As the basic technological tools found their way into the hands of growing numbers of young DIY filmmakers, Morgan fleshed out his ideas about how to make the kind of training he received in film school accessible to this group. Believing that their creative talents can progress with simple yet expert instruction on technique for elements such as lighting, framing, sound, and storytelling, he released a narrative feature film last year called How To Make Movies At Home. It’s about a small town in Maine with a vibrant local “movie band” scene, where the elder band in town decides to make a movie that it hopes will empower the other bands to develop some chops that will complement the youthfulness and raw talent that have carried them thus far. It’s also about conflicts between the industry and the scene, and about the dysfunction that bands sometimes experience when they become like family. And if all that’s not “meta” enough for you, Morgan is screening the film on college campuses and meeting young filmmakers there to teach them and learn from them.
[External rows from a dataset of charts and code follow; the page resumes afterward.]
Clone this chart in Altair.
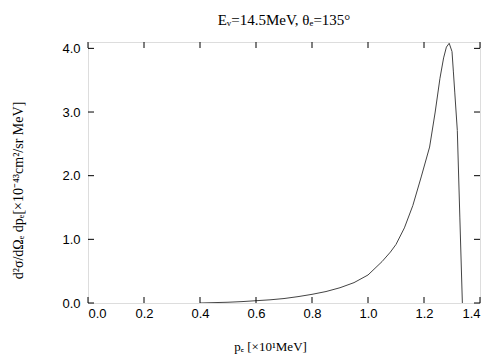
import altair as alt
import pandas as pd

# Curve (p_e in units of 10 MeV, cross section in 1e-43 cm^2/sr MeV)
p_e = [0.40, 0.45, 0.50, 0.55, 0.60, 0.65, 0.70, 0.75, 0.80, 0.85, 0.90, 0.95,
       1.00, 1.05, 1.08, 1.10, 1.13, 1.16, 1.19, 1.22, 1.24, 1.257, 1.27, 1.28,
       1.29, 1.30, 1.305, 1.31, 1.319, 1.328, 1.337]
xsec = [0.0, 0.006, 0.012, 0.022, 0.036, 0.05, 0.07, 0.10, 0.136, 0.18, 0.24, 0.32,
        0.44, 0.65, 0.80, 0.92, 1.18, 1.53, 1.98, 2.45, 3.0, 3.53, 3.85, 4.02,
        4.08, 3.95, 3.63, 3.30, 2.71, 1.35, 0.0]

x_ticks = [0.0, 0.2, 0.4, 0.6, 0.8, 1.0, 1.2, 1.4]
y_ticks = [0.0, 1.0, 2.0, 3.0, 4.0]

title_text = "E\u1d65=14.5MeV,  \u03b8\u2091=135\u00b0"
x_title = "p\u2091 [\u00d710\u00b9MeV]"
y_title = "d\u00b2\u03c3/d\u03a9\u2091 dp\u2091[\u00d710\u207b\u2074\u00b3cm\u00b2/sr MeV]"

W, H = 392, 261
TL = 6  # tick length (inward)

df = pd.DataFrame({"p": p_e, "s": xsec})
xt = pd.DataFrame({"v": x_ticks})
yt = pd.DataFrame({"v": y_ticks})

xscale = alt.Scale(domain=[0, 1.4], nice=False, zero=False)
yscale = alt.Scale(domain=[0, 4.1], nice=False)

line = alt.Chart(df).mark_line(color="#444444", strokeWidth=1, clip=True).encode(
    x=alt.X("p:Q", scale=xscale,
            axis=alt.Axis(values=x_ticks, format=".1f", tickSize=0, domain=False, grid=False,
                          labelFont="Liberation Sans", labelFontSize=13, labelColor="black",
                          labelPadding=4, title=x_title, titleFont="Liberation Serif",
                          titleFontWeight="normal", titleFontSize=13, titleColor="black",
                          titlePadding=20, titleX=182)),
    y=alt.Y("s:Q", scale=yscale,
            axis=alt.Axis(values=y_ticks, format=".1f", tickSize=0, domain=False, grid=False,
                          labelFont="Liberation Sans", labelFontSize=13, labelColor="black",
                          labelPadding=8, title=y_title, titleFont="Liberation Serif",
                          titleFontWeight="normal", titleFontSize=14, titleColor="black",
                          titlePadding=36, titleY=148)),
)

tick_style = dict(color="black", strokeWidth=1)
xb = alt.Chart(xt).mark_rule(**tick_style).encode(
    x=alt.X("v:Q", scale=xscale), y=alt.value(H), y2=alt.value(H - TL))
xtop = alt.Chart(xt).mark_rule(**tick_style).encode(
    x=alt.X("v:Q", scale=xscale), y=alt.value(0), y2=alt.value(TL))
yl = alt.Chart(yt).mark_rule(**tick_style).encode(
    y=alt.Y("v:Q", scale=yscale), x=alt.value(0), x2=alt.value(TL))
yr = alt.Chart(yt).mark_rule(**tick_style).encode(
    y=alt.Y("v:Q", scale=yscale), x=alt.value(W), x2=alt.value(W - TL))

chart = alt.layer(line, xb, xtop, yl, yr).properties(
    width=W, height=H,
    title=alt.TitleParams(title_text, font="Liberation Serif", fontSize=15,
                          fontWeight="normal", color="black", anchor="middle", offset=14),
    autosize=alt.AutoSizeParams(type="none"),
    padding={"left": 80, "top": 34, "right": 16, "bottom": 56},
).configure_view(stroke="black", strokeWidth=2).configure(background="white")

chart.save("out.html", embed_options={"renderer": "svg", "actions": False})
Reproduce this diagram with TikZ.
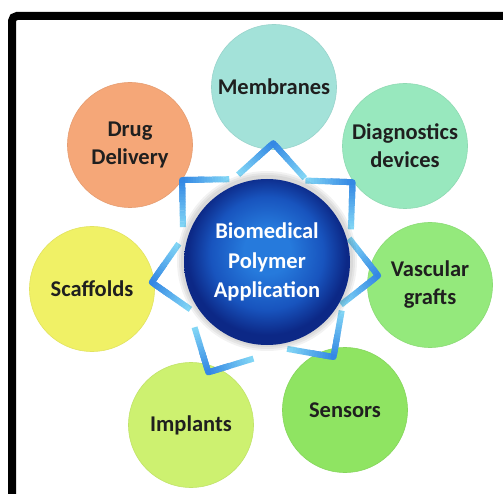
\documentclass[tikz,border=0pt]{standalone}
\usepackage{fontspec}
\setmainfont{Carlito}
\usetikzlibrary{calc, positioning}

\definecolor{drugC}{RGB}{245,167,120}
\definecolor{membC}{RGB}{163,226,217}
\definecolor{diagC}{RGB}{152,232,190}
\definecolor{vascC}{RGB}{148,233,124}
\definecolor{sensC}{RGB}{143,228,98}
\definecolor{implC}{RGB}{205,241,112}
\definecolor{scafC}{RGB}{240,241,102}
\definecolor{tipblue}{RGB}{52,136,228}
\definecolor{rimcyan}{RGB}{132,216,246}
\definecolor{orbHi}{RGB}{38,122,220}
\definecolor{orbMid}{RGB}{24,84,190}
\definecolor{orbLo}{RGB}{12,40,134}

% sphere in the middle, lit a little from above
\pgfdeclareradialshading{orb}{\pgfpoint{0bp}{4bp}}{color(0bp)=(orbHi); color(7bp)=(orbHi);
  color(17bp)=(orbMid); color(24bp)=(orbLo); color(25bp)=(orbLo); color(50bp)=(orbLo)}

\begin{document}
\begin{tikzpicture}[x=1pt, y=1pt,
    bubble/.style={circle, minimum size=125pt, inner sep=0pt, align=center,
      line width=0.6pt, text=black!88,
      font=\fontsize{22.5}{28}\selectfont\bfseries},
    hubnode/.style={circle, minimum size=166pt, inner sep=0pt, align=center,
      shading=orb, text=white, font=\fontsize{22.5}{29.5}\selectfont\bfseries},
    chevron/.style={line width=6pt}]
  \useasboundingbox (0,0) rectangle (503,493);
  \clip (0,0) rectangle (503,493);
  \fill[white] (0,0) rectangle (503,493);
  \draw[line width=8pt, rounded corners=5pt] (12,-10) |- (520,477);

  \coordinate (hub) at (267,231);

  \node[bubble, fill=membC, draw=membC!94!black] (membranes) at (274,406) {Membranes};
  \node[bubble, fill=diagC, draw=diagC!94!black] (diag)      at (405,347) {Diagnostics\\devices};
  \node[bubble, fill=vascC, draw=vascC!94!black] (vascular)  at (430,208) {Vascular\\grafts};
  \node[bubble, fill=sensC, draw=sensC!94!black] (sensors)   at (345,83)  {Sensors};
  \node[bubble, fill=implC, draw=implC!94!black] (implants)  at (191,68)  {Implants};
  \node[bubble, fill=scafC, draw=scafC!94!black] (scaffolds) at (92,204)  {Scaffolds};
  \node[bubble, fill=drugC, draw=drugC!94!black] (drug)      at (130,348) {Drug\\Delivery};

  % star points, darker at the tip
  \foreach \ang/\dist in {87/119, 43/117, -7/112, -55/116, -118/125, 190/117, 136/118} {
    \coordinate (tip) at ($(hub)+(\ang:\dist)$);
    \draw[chevron, color=tipblue, line join=round]
      ($(tip)+({\ang+135}:22)$) -- (tip) -- ($(tip)+({\ang+225}:22)$);
    \foreach \side in {-45,45}
      \foreach \k in {1,...,16} {
        \pgfmathtruncatemacro\mix{100-6*\k}
        \draw[chevron, color=tipblue!\mix!rimcyan]
          ($(tip)+({\ang+180+\side}:{2.75*\k})$) -- ($(tip)+({\ang+180+\side}:{2.75*(\k+1)+0.4})$);
      }
  }

  % soft shadow round the sphere
  \foreach \r in {90,88,86}
    \fill[black, opacity=0.05] ($(hub)+(0,1)$) circle (\r);

  \node[hubnode] (core) at (hub) {Biomedical\\Polymer\\Application};
\end{tikzpicture}
\end{document}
The next scheduled screenings for How To Makes Movies At Home are on May 31 and June 1 at The Sanford International Film Festival in Maine. The film recently made its Boston-area premiere at Brandeis University, which is where Morgan and I first met in 1991, along with at least six other long-time collaborators who worked on it, including comedian Oded Gross (writer of many a funny song) and author Laura Lee Bahr. I’m proud and honored to have contributed some music to the film’s soundtrack.